Dataset excerpt:
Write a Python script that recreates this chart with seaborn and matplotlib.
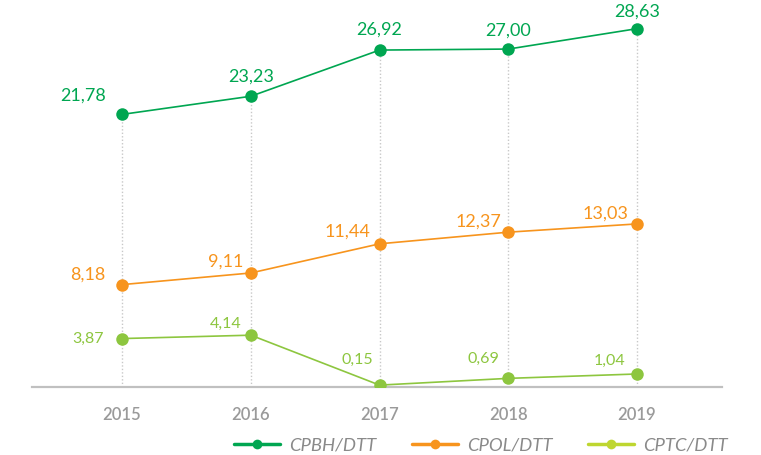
import matplotlib
matplotlib.use("Agg")
import matplotlib.pyplot as plt
from matplotlib.lines import Line2D
import seaborn as sns
import pandas as pd

years = [2015, 2016, 2017, 2018, 2019]
cpbh = [21.78, 23.23, 26.92, 27.00, 28.63]
cpol = [8.18, 9.11, 11.44, 12.37, 13.03]
cptc = [3.87, 4.14, 0.15, 0.69, 1.04]
series_names = ["CPBH/DTT", "CPOL/DTT", "CPTC/DTT"]

colors = {"CPBH/DTT": "#00a651", "CPOL/DTT": "#f7941d", "CPTC/DTT": "#8dc63f"}
legend_colors = ["#00a651", "#f7941d", "#bed630"]

df = pd.DataFrame({
    "year": years * 3,
    "value": cpbh + cpol + cptc,
    "series": [n for n in series_names for _ in years],
})

sns.set_style("white")
plt.rcParams["font.family"] = ["Lato", "DejaVu Sans"]

fig = plt.figure(figsize=(7.61, 4.56), dpi=100)
ax = fig.add_axes([32 / 761, 68 / 456, 690 / 761, 388 / 456])

# dotted guides from the top series down to the axis
ax.vlines(years, 0, cpbh, colors="#c8c8c8", linestyles=(0, (1, 1.5)),
          linewidth=1, zorder=0)

sns.lineplot(data=df, x="year", y="value", hue="series", palette=colors,
             marker="o", markersize=9, markeredgewidth=0, linewidth=1.2,
             legend=False, ax=ax, zorder=3)

ax.set_xlim(2015 - 0.70, 2019 + 0.66)
ax.set_ylim(0, 31)

green_off = [(-39, 20), (0, 21), (0, 21), (0, 19), (0, 18)]
orange_off = [(-34, 11), (-25, 12), (-32, 13), (-30, 12), (-32, 11)]
lime_off = [(-34, 1), (-25, 12), (-22, 26), (-25, 20), (-27, 14)]

def fmt(v):
    return f"{v:.2f}".replace(".", ",")

for vals, offs, col, fs in [(cpbh, green_off, "#00a651", 13),
                            (cpol, orange_off, "#f7941d", 13),
                            (cptc, lime_off, "#8dc63f", 11.5)]:
    for x, v, (dx, dy) in zip(years, vals, offs):
        ax.annotate(fmt(v), (x, v), xytext=(dx, dy), textcoords="offset pixels",
                    ha="center", va="center", color=col, fontsize=fs)

sns.despine(ax=ax, left=True, top=True, right=True)
ax.spines["bottom"].set_color("#c0c0c0")
ax.spines["bottom"].set_linewidth(1.6)
ax.set_yticks([])
ax.set_xticks(years)
ax.set_xticklabels([str(y) for y in years], color="#9a9a9a", fontsize=12,
                   fontweight="semibold")
ax.tick_params(axis="x", length=0, pad=14)
ax.set_xlabel("")
ax.set_ylabel("")

handles = [Line2D([0], [0], color=c, lw=2.5, marker="o", markersize=7,
                  markeredgewidth=0) for c in legend_colors]
fig.legend(handles, series_names, loc="center", bbox_to_anchor=(481 / 761, 1 - 446 / 456),
           ncol=3, frameon=False, handlelength=2.5, handletextpad=0.5,
           columnspacing=1.9, prop={"style": "italic", "size": 13.3},
           labelcolor="#8a8a8a", borderpad=0.1)

fig.savefig("out.png", dpi=100)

Task details:
Transcribe the whole listing, character for character, but not its images.

Written response:
Write a Python script that recreates this chart with seaborn and matplotlib.
import matplotlib
matplotlib.use("Agg")
import matplotlib.pyplot as plt
from matplotlib.lines import Line2D
import seaborn as sns
import pandas as pd

years = [2015, 2016, 2017, 2018, 2019]
cpbh = [21.78, 23.23, 26.92, 27.00, 28.63]
cpol = [8.18, 9.11, 11.44, 12.37, 13.03]
cptc = [3.87, 4.14, 0.15, 0.69, 1.04]
series_names = ["CPBH/DTT", "CPOL/DTT", "CPTC/DTT"]

colors = {"CPBH/DTT": "#00a651", "CPOL/DTT": "#f7941d", "CPTC/DTT": "#8dc63f"}
legend_colors = ["#00a651", "#f7941d", "#bed630"]

df = pd.DataFrame({
    "year": years * 3,
    "value": cpbh + cpol + cptc,
    "series": [n for n in series_names for _ in years],
})

sns.set_style("white")
plt.rcParams["font.family"] = ["Lato", "DejaVu Sans"]

fig = plt.figure(figsize=(7.61, 4.56), dpi=100)
ax = fig.add_axes([32 / 761, 68 / 456, 690 / 761, 388 / 456])

# dotted guides from the top series down to the axis
ax.vlines(years, 0, cpbh, colors="#c8c8c8", linestyles=(0, (1, 1.5)),
          linewidth=1, zorder=0)

sns.lineplot(data=df, x="year", y="value", hue="series", palette=colors,
             marker="o", markersize=9, markeredgewidth=0, linewidth=1.2,
             legend=False, ax=ax, zorder=3)

ax.set_xlim(2015 - 0.70, 2019 + 0.66)
ax.set_ylim(0, 31)

green_off = [(-39, 20), (0, 21), (0, 21), (0, 19), (0, 18)]
orange_off = [(-34, 11), (-25, 12), (-32, 13), (-30, 12), (-32, 11)]
lime_off = [(-34, 1), (-25, 12), (-22, 26), (-25, 20), (-27, 14)]

def fmt(v):
    return f"{v:.2f}".replace(".", ",")

for vals, offs, col, fs in [(cpbh, green_off, "#00a651", 13),
                            (cpol, orange_off, "#f7941d", 13),
                            (cptc, lime_off, "#8dc63f", 11.5)]:
    for x, v, (dx, dy) in zip(years, vals, offs):
        ax.annotate(fmt(v), (x, v), xytext=(dx, dy), textcoords="offset pixels",
                    ha="center", va="center", color=col, fontsize=fs)

sns.despine(ax=ax, left=True, top=True, right=True)
ax.spines["bottom"].set_color("#c0c0c0")
ax.spines["bottom"].set_linewidth(1.6)
ax.set_yticks([])
ax.set_xticks(years)
ax.set_xticklabels([str(y) for y in years], color="#9a9a9a", fontsize=12,
                   fontweight="semibold")
ax.tick_params(axis="x", length=0, pad=14)
ax.set_xlabel("")
ax.set_ylabel("")

handles = [Line2D([0], [0], color=c, lw=2.5, marker="o", markersize=7,
                  markeredgewidth=0) for c in legend_colors]
fig.legend(handles, series_names, loc="center", bbox_to_anchor=(481 / 761, 1 - 446 / 456),
           ncol=3, frameon=False, handlelength=2.5, handletextpad=0.5,
           columnspacing=1.9, prop={"style": "italic", "size": 13.3},
           labelcolor="#8a8a8a", borderpad=0.1)

fig.savefig("out.png", dpi=100)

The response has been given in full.